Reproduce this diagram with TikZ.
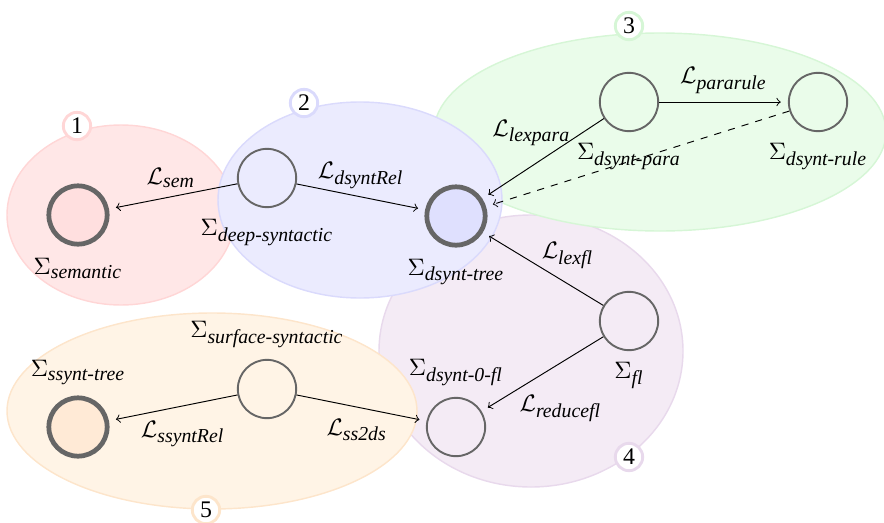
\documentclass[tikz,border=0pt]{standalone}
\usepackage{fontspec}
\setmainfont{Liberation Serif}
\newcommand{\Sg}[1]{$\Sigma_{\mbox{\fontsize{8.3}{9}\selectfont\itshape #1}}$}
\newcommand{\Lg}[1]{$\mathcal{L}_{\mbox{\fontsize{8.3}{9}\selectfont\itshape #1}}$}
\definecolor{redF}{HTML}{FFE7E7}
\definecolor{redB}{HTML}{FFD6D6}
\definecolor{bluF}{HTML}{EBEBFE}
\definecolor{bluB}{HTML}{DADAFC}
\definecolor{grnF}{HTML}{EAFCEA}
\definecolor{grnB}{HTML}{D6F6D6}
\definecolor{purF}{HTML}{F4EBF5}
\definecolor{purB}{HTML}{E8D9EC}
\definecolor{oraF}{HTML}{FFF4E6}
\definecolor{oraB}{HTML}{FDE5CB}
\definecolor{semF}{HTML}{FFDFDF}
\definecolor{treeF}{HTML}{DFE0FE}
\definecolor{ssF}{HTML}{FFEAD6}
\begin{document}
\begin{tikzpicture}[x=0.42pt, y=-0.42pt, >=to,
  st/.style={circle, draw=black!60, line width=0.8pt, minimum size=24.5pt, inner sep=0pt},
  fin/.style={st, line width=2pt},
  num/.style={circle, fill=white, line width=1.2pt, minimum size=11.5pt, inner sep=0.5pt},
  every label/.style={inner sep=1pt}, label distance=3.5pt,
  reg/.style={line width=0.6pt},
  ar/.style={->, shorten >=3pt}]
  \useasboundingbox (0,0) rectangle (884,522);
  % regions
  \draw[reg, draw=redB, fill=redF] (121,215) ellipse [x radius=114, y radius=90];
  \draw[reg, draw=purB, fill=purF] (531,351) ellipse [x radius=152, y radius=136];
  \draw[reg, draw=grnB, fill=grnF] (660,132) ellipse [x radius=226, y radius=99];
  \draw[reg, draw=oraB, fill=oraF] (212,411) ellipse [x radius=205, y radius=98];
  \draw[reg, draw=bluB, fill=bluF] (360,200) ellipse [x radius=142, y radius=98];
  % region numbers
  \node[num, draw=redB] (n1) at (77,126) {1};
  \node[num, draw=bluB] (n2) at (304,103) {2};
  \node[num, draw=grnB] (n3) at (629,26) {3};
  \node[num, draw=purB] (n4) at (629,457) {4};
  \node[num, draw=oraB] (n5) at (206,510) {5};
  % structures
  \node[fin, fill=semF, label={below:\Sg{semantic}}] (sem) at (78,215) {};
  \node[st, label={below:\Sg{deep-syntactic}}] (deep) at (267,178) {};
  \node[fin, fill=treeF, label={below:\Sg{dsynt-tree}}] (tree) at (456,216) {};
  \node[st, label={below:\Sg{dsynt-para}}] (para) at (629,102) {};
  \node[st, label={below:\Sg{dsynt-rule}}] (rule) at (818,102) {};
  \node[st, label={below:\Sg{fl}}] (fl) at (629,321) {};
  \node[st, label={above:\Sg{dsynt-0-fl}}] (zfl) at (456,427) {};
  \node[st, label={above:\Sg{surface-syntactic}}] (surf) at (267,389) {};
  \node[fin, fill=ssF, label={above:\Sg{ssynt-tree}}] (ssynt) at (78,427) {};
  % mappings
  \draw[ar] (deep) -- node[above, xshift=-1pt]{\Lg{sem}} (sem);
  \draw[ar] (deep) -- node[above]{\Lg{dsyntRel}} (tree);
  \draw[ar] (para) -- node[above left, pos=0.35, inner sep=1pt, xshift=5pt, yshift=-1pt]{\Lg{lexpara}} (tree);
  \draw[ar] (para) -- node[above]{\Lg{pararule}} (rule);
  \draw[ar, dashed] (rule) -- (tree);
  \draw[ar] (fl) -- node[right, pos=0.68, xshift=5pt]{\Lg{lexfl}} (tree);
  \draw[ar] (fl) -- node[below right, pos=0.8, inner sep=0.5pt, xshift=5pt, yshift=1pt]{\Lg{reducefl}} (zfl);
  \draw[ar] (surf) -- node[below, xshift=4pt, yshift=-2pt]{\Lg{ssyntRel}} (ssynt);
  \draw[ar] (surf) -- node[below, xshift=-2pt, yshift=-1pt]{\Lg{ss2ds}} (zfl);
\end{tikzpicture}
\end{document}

Directions for this task
Repeat the material above word for word, please, apart from its images.

Exercise answer
Reproduce this diagram with TikZ.
\documentclass[tikz,border=0pt]{standalone}
\usepackage{fontspec}
\setmainfont{Liberation Serif}
\newcommand{\Sg}[1]{$\Sigma_{\mbox{\fontsize{8.3}{9}\selectfont\itshape #1}}$}
\newcommand{\Lg}[1]{$\mathcal{L}_{\mbox{\fontsize{8.3}{9}\selectfont\itshape #1}}$}
\definecolor{redF}{HTML}{FFE7E7}
\definecolor{redB}{HTML}{FFD6D6}
\definecolor{bluF}{HTML}{EBEBFE}
\definecolor{bluB}{HTML}{DADAFC}
\definecolor{grnF}{HTML}{EAFCEA}
\definecolor{grnB}{HTML}{D6F6D6}
\definecolor{purF}{HTML}{F4EBF5}
\definecolor{purB}{HTML}{E8D9EC}
\definecolor{oraF}{HTML}{FFF4E6}
\definecolor{oraB}{HTML}{FDE5CB}
\definecolor{semF}{HTML}{FFDFDF}
\definecolor{treeF}{HTML}{DFE0FE}
\definecolor{ssF}{HTML}{FFEAD6}
\begin{document}
\begin{tikzpicture}[x=0.42pt, y=-0.42pt, >=to,
  st/.style={circle, draw=black!60, line width=0.8pt, minimum size=24.5pt, inner sep=0pt},
  fin/.style={st, line width=2pt},
  num/.style={circle, fill=white, line width=1.2pt, minimum size=11.5pt, inner sep=0.5pt},
  every label/.style={inner sep=1pt}, label distance=3.5pt,
  reg/.style={line width=0.6pt},
  ar/.style={->, shorten >=3pt}]
  \useasboundingbox (0,0) rectangle (884,522);
  % regions
  \draw[reg, draw=redB, fill=redF] (121,215) ellipse [x radius=114, y radius=90];
  \draw[reg, draw=purB, fill=purF] (531,351) ellipse [x radius=152, y radius=136];
  \draw[reg, draw=grnB, fill=grnF] (660,132) ellipse [x radius=226, y radius=99];
  \draw[reg, draw=oraB, fill=oraF] (212,411) ellipse [x radius=205, y radius=98];
  \draw[reg, draw=bluB, fill=bluF] (360,200) ellipse [x radius=142, y radius=98];
  % region numbers
  \node[num, draw=redB] (n1) at (77,126) {1};
  \node[num, draw=bluB] (n2) at (304,103) {2};
  \node[num, draw=grnB] (n3) at (629,26) {3};
  \node[num, draw=purB] (n4) at (629,457) {4};
  \node[num, draw=oraB] (n5) at (206,510) {5};
  % structures
  \node[fin, fill=semF, label={below:\Sg{semantic}}] (sem) at (78,215) {};
  \node[st, label={below:\Sg{deep-syntactic}}] (deep) at (267,178) {};
  \node[fin, fill=treeF, label={below:\Sg{dsynt-tree}}] (tree) at (456,216) {};
  \node[st, label={below:\Sg{dsynt-para}}] (para) at (629,102) {};
  \node[st, label={below:\Sg{dsynt-rule}}] (rule) at (818,102) {};
  \node[st, label={below:\Sg{fl}}] (fl) at (629,321) {};
  \node[st, label={above:\Sg{dsynt-0-fl}}] (zfl) at (456,427) {};
  \node[st, label={above:\Sg{surface-syntactic}}] (surf) at (267,389) {};
  \node[fin, fill=ssF, label={above:\Sg{ssynt-tree}}] (ssynt) at (78,427) {};
  % mappings
  \draw[ar] (deep) -- node[above, xshift=-1pt]{\Lg{sem}} (sem);
  \draw[ar] (deep) -- node[above]{\Lg{dsyntRel}} (tree);
  \draw[ar] (para) -- node[above left, pos=0.35, inner sep=1pt, xshift=5pt, yshift=-1pt]{\Lg{lexpara}} (tree);
  \draw[ar] (para) -- node[above]{\Lg{pararule}} (rule);
  \draw[ar, dashed] (rule) -- (tree);
  \draw[ar] (fl) -- node[right, pos=0.68, xshift=5pt]{\Lg{lexfl}} (tree);
  \draw[ar] (fl) -- node[below right, pos=0.8, inner sep=0.5pt, xshift=5pt, yshift=1pt]{\Lg{reducefl}} (zfl);
  \draw[ar] (surf) -- node[below, xshift=4pt, yshift=-2pt]{\Lg{ssyntRel}} (ssynt);
  \draw[ar] (surf) -- node[below, xshift=-2pt, yshift=-1pt]{\Lg{ss2ds}} (zfl);
\end{tikzpicture}
\end{document}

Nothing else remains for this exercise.